━━━━━ STORED DATA ━━━━━
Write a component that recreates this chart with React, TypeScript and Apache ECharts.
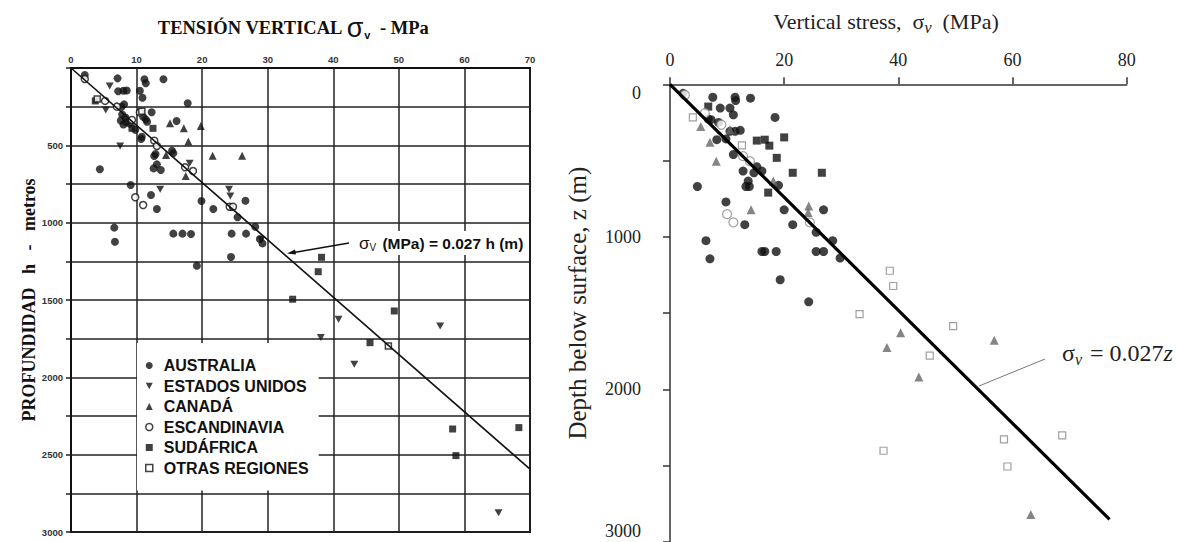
import React, { useEffect, useRef } from 'react';
import * as echarts from 'echarts';

// ---------- LEFT CHART DATA (sigma MPa, depth m) ----------
const ausL: number[][] = [[2.1,45],[7.1,67],[11.2,73],[11.4,99],[14.1,73],[7.2,150],[8.0,147],[8.5,145],[10.5,147],[10.9,192],[17.8,228],[8.1,235],[7.7,250],[12.3,286],[7.8,300],[8.3,320],[7.6,340],[8.4,350],[8.0,365],[9.0,360],[9.8,400],[11.0,315],[11.4,332],[11.6,347],[16.1,343],[10.8,444],[10.7,459],[12.9,556],[12.7,569],[15.4,535],[15.6,551],[4.4,655],[13.1,623],[12.6,649],[13.7,659],[9.1,756],[12.2,821],[13.1,912],[19.9,860],[21.7,912],[26.6,858],[25.4,965],[28.1,1026],[28.8,1106],[29.2,1134],[6.6,1032],[6.7,1123],[15.6,1071],[17.0,1071],[18.3,1073],[24.5,1071],[26.7,1071],[24.4,1222],[19.2,1278]];
const usaL: number[][] = [[5.9,116],[5.3,272],[7.5,504],[13.6,784],[24.1,784],[24.3,828],[18.1,616],[29.0,1110],[40.8,1625],[38.1,1743],[43.2,1916],[56.3,1668],[65.2,2875]];
const canL: number[][] = [[15.1,358],[17.2,390],[19.8,375],[17.9,476],[21.6,567],[26.1,567],[17.5,698],[14.5,562]];
const escL: number[][] = [[2.1,71],[5.2,213],[7.0,250],[10.5,287],[12.7,470],[13.1,504],[17.4,642],[18.6,666],[9.8,836],[11.0,886],[24.2,897],[24.7,897],[9.3,336]];
const sudL: number[][] = [[3.7,213],[9.3,390],[12.5,390],[33.8,1495],[38.2,1224],[37.7,1317],[49.3,1571],[45.6,1776],[58.2,2334],[68.3,2325],[58.7,2506]];
const otrL: number[][] = [[48.4,1797],[10.8,280],[4.0,200]];
const fitL: number[][] = [[0,0],[70,2593]];

// ---------- RIGHT CHART DATA (sigma MPa, depth m) ----------
const ausR: number[][] = [[2.3,59],[7.5,85],[11.4,85],[11.5,107],[14.1,91],[8.8,156],[10.5,156],[11.1,200],[18.4,217],[6.7,228],[7.2,232],[8.5,250],[10.5,308],[11.4,308],[12.3,302],[8.2,363],[9.8,358],[11.1,460],[12.8,569],[15.2,540],[16.1,569],[14.7,580],[13.7,634],[13.3,670],[13.9,670],[4.8,670],[19.0,662],[9.8,771],[13.1,920],[20.0,823],[21.5,920],[26.9,823],[25.6,970],[28.5,1025],[29.8,1139],[6.3,1025],[7.0,1144],[16.1,1096],[16.6,1096],[18.6,1096],[25.6,1096],[26.9,1096],[19.3,1281],[24.3,1426]];
const sudR: number[][] = [[6.7,146],[15.2,369],[16.6,363],[17.4,402],[20.0,348],[18.7,482],[21.5,580],[26.6,580],[17.2,710]];
const canR: number[][] = [[5.4,276],[7.0,380],[8.1,504],[14.2,823],[18.1,634],[24.3,797],[24.2,840],[10.5,298],[40.4,1628],[38.0,1725],[43.6,1918],[56.8,1678],[63.2,2819]];
const escR: number[][] = [[2.6,70],[6.1,189],[9.0,265],[12.8,471],[14.0,504],[10.0,851],[11.1,905],[24.5,905]];
const otrR: number[][] = [[4.0,217],[12.6,400],[38.5,1222],[39.1,1322],[33.2,1506],[45.5,1778],[37.4,2402],[49.6,1585],[58.5,2327],[68.7,2301],[59.1,2505]];
const fitR: number[][] = [[0,0],[77,2852]];

const legendNames = ['AUSTRALIA', 'ESTADOS UNIDOS', 'CANADÁ', 'ESCANDINAVIA', 'SUDÁFRICA', 'OTRAS REGIONES'];

const DOWN = 'path://M0,0L10,0L5,9Z';

export default function App() {
  const ref = useRef<HTMLDivElement>(null);
  useEffect(() => {
    const chart = echarts.init(ref.current!, null, { renderer: 'svg' });
    const sansB = { fontFamily: 'Liberation Sans', fontWeight: 'bold' as const };
    const serif = 'Liberation Serif';
    const option: any = {
      animation: false,
      backgroundColor: '#fff',
      grid: [
        { left: 71, top: 68, width: 459, height: 464, show: true, borderColor: '#111', borderWidth: 2, backgroundColor: 'transparent' },
        { left: 670, top: 84.3, width: 456.7, height: 460.7 },
      ],
      xAxis: [
        {
          gridIndex: 0, type: 'value', position: 'top', min: 0, max: 70, interval: 10,
          axisLine: { show: true, lineStyle: { color: '#111', width: 2 } },
          axisTick: { show: false },
          splitLine: { show: true, lineStyle: { color: '#222', width: 1.5 } },
          axisLabel: { ...sansB, fontSize: 9.5, color: '#333', margin: 4 },
        },
        {
          gridIndex: 1, type: 'value', position: 'top', min: 0, max: 80, interval: 20,
          axisLine: { show: true, onZero: false, lineStyle: { color: '#333', width: 1.5 } },
          axisTick: { show: true, length: 7, lineStyle: { color: '#333', width: 1.5 } },
          splitLine: { show: false },
          axisLabel: { fontFamily: serif, fontSize: 18, color: '#222', margin: 15 },
        },
      ],
      yAxis: [
        {
          gridIndex: 0, type: 'value', inverse: true, min: 0, max: 3000, interval: 250,
          axisLine: { show: true, lineStyle: { color: '#111', width: 2 } },
          axisTick: { show: true, length: 5, lineStyle: { color: '#222', width: 1.5 } },
          splitLine: { show: true, lineStyle: { color: '#222', width: 1.5 } },
          axisLabel: { ...sansB, fontSize: 9.5, color: '#333', margin: 8, formatter: (v: number) => (v % 500 === 0 && v > 0 ? String(v) : '') },
          name: 'PROFUNDIDAD   h   -   metros', nameLocation: 'middle', nameRotate: 90, nameGap: 30,
          nameTextStyle: { fontFamily: serif, fontWeight: 'bold', fontSize: 18, color: '#111' },
        },
        {
          gridIndex: 1, type: 'value', inverse: true, min: 0, max: 3000, interval: 500,
          axisLine: { show: true, onZero: false, lineStyle: { color: '#333', width: 1.5 } },
          axisTick: { show: true, length: 7, lineStyle: { color: '#333', width: 1.5 } },
          splitLine: { show: false },
          axisLabel: {
            fontFamily: serif, fontSize: 18, color: '#222', margin: 29,
            formatter: (v: number) => {
              if (v === 0) return '{a|0}';
              if (v === 3000) return '{b|3000}';
              return v % 1000 === 0 ? String(v) : '';
            },
            rich: {
              a: { fontFamily: serif, fontSize: 18, color: '#222', padding: [18, 0, 0, 0] },
              b: { fontFamily: serif, fontSize: 18, color: '#222', padding: [0, 0, 22, 0] },
            },
          },
          name: 'Depth below surface, z (m)', nameLocation: 'middle', nameRotate: 90, nameGap: 80,
          nameTextStyle: { fontFamily: serif, fontSize: 25, color: '#222', padding: [0, 0, 0, 20] },
        },
      ],
      legend: {
        orient: 'vertical', left: 137, top: 343, padding: [14, 10, 14, 8],
        backgroundColor: '#fff', itemWidth: 7, itemHeight: 7, itemGap: 3.5,
        selectedMode: false,
        textStyle: { ...sansB, fontSize: 16, color: '#111', lineHeight: 17, padding: [0, 0, 0, 6] },
        data: [
          { name: legendNames[0], icon: 'circle', itemStyle: { color: '#111' } },
          { name: legendNames[1], icon: DOWN, itemStyle: { color: '#111' } },
          { name: legendNames[2], icon: 'triangle', itemStyle: { color: '#111' } },
          { name: legendNames[3], icon: 'circle', itemStyle: { color: '#fff', borderColor: '#111', borderWidth: 1.5 } },
          { name: legendNames[4], icon: 'rect', itemStyle: { color: '#111' } },
          { name: legendNames[5], icon: 'rect', itemStyle: { color: '#fff', borderColor: '#111', borderWidth: 1.5 } },
        ],
      },
      series: [
        { name: legendNames[0], type: 'scatter', xAxisIndex: 0, yAxisIndex: 0, data: ausL, symbol: 'circle', symbolSize: 8, itemStyle: { color: '#111' } },
        { name: legendNames[1], type: 'scatter', xAxisIndex: 0, yAxisIndex: 0, data: usaL, symbol: DOWN, symbolSize: [8, 7], itemStyle: { color: '#111' } },
        { name: legendNames[2], type: 'scatter', xAxisIndex: 0, yAxisIndex: 0, data: canL, symbol: 'triangle', symbolSize: 8, itemStyle: { color: '#111' } },
        { name: legendNames[3], type: 'scatter', xAxisIndex: 0, yAxisIndex: 0, data: escL, symbol: 'circle', symbolSize: 7, itemStyle: { color: '#fff', borderColor: '#111', borderWidth: 1.5 } },
        { name: legendNames[4], type: 'scatter', xAxisIndex: 0, yAxisIndex: 0, data: sudL, symbol: 'rect', symbolSize: 7, itemStyle: { color: '#111' } },
        { name: legendNames[5], type: 'scatter', xAxisIndex: 0, yAxisIndex: 0, data: otrL, symbol: 'rect', symbolSize: 6, itemStyle: { color: '#fff', borderColor: '#111', borderWidth: 1.5 } },
        { name: 'fitL', type: 'line', xAxisIndex: 0, yAxisIndex: 0, data: fitL, symbol: 'none', lineStyle: { color: '#111', width: 1.6 }, z: 3 },

        { name: 'Australia', type: 'scatter', xAxisIndex: 1, yAxisIndex: 1, data: ausR, symbol: 'circle', symbolSize: 9, itemStyle: { color: '#111' } },
        { name: 'South Africa', type: 'scatter', xAxisIndex: 1, yAxisIndex: 1, data: sudR, symbol: 'rect', symbolSize: 8, itemStyle: { color: '#111' } },
        { name: 'Canada', type: 'scatter', xAxisIndex: 1, yAxisIndex: 1, data: canR, symbol: 'triangle', symbolSize: 9, itemStyle: { color: '#666' } },
        { name: 'Scandinavia', type: 'scatter', xAxisIndex: 1, yAxisIndex: 1, data: escR, symbol: 'circle', symbolSize: 9, itemStyle: { color: '#fff', borderColor: '#888', borderWidth: 1.2 } },
        { name: 'Other regions', type: 'scatter', xAxisIndex: 1, yAxisIndex: 1, data: otrR, symbol: 'rect', symbolSize: 7, itemStyle: { color: '#fff', borderColor: '#888', borderWidth: 1.2 } },
        { name: 'fitR', type: 'line', xAxisIndex: 1, yAxisIndex: 1, data: fitR, symbol: 'none', lineStyle: { color: '#000', width: 3.2 }, z: 4 },
      ],
      graphic: [
        {
          type: 'text', x: 293, y: 28, z: 10,
          style: {
            text: '{a|TENSIÓN VERTICAL }{s|σ}{v|v}{a| - MPa}', align: 'center', verticalAlign: 'middle',
            rich: {
              a: { fontFamily: serif, fontWeight: 'bold', fontSize: 18.5, fill: '#111' },
              s: { fontFamily: 'Liberation Sans', fontSize: 27, fill: '#111' },
              v: { fontFamily: 'Liberation Sans', fontWeight: 'bold', fontSize: 11, fill: '#111', padding: [13, 5, 0, 1] },
            },
          },
        },
        {
          type: 'text', x: 357, y: 243, z: 10,
          style: {
            text: '{s|σ}{v|V}{a| (MPa) = 0.027 h (m)}', align: 'left', verticalAlign: 'middle',
            backgroundColor: '#fff', padding: [3, 2, 3, 2],
            rich: {
              a: { fontFamily: 'Liberation Sans', fontWeight: 'bold', fontSize: 15.5, fill: '#111' },
              s: { fontFamily: 'Liberation Sans', fontSize: 17, fill: '#111' },
              v: { fontFamily: 'Liberation Sans', fontSize: 10, fill: '#111', padding: [8, 2, 0, 0] },
            },
          },
        },
        { type: 'line', z: 10, shape: { x1: 349, y1: 243, x2: 291, y2: 253 }, style: { stroke: '#111', lineWidth: 1.3 } },
        { type: 'polygon', z: 10, shape: { points: [[287, 253.5], [295, 249.5], [296, 254.5]] }, style: { fill: '#111' } },
        {
          type: 'text', x: 886, y: 21, z: 10,
          style: {
            text: '{a|Vertical stress,  }{s|σ}{v|v}{a|  (MPa)}', align: 'center', verticalAlign: 'middle',
            rich: {
              a: { fontFamily: serif, fontSize: 22, fill: '#222' },
              s: { fontFamily: serif, fontSize: 22, fill: '#222' },
              v: { fontFamily: serif, fontStyle: 'italic', fontSize: 16, fill: '#222', padding: [12, 0, 0, 0] },
            },
          },
        },
        {
          type: 'text', x: 1062, y: 353, z: 10,
          style: {
            text: '{s|σ}{v|v}{a| = 0.027}{z|z}', align: 'left', verticalAlign: 'middle',
            rich: {
              a: { fontFamily: serif, fontSize: 24, fill: '#222' },
              s: { fontFamily: serif, fontSize: 24, fill: '#222' },
              v: { fontFamily: serif, fontStyle: 'italic', fontSize: 16, fill: '#222', padding: [13, 2, 0, 0] },
              z: { fontFamily: serif, fontStyle: 'italic', fontSize: 24, fill: '#222' },
            },
          },
        },
        { type: 'line', z: 10, shape: { x1: 1045, y1: 359, x2: 979, y2: 386 }, style: { stroke: '#777', lineWidth: 1 } },
      ],
    };
    chart.setOption(option);
    return () => chart.dispose();
  }, []);
  return <div ref={ref} style={{ position: 'fixed', left: 0, top: 0, width: 1177, height: 542, background: '#fff' }} />;
}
━━━━━
■ YOUR OBJECTIVE: Restate only the lines running from the start of the material above through the line containing "import * as echarts from 'echarts';", ends included. No pictures.

■ FINAL ANSWER:
Write a component that recreates this chart with React, TypeScript and Apache ECharts.
import React, { useEffect, useRef } from 'react';
import * as echarts from 'echarts';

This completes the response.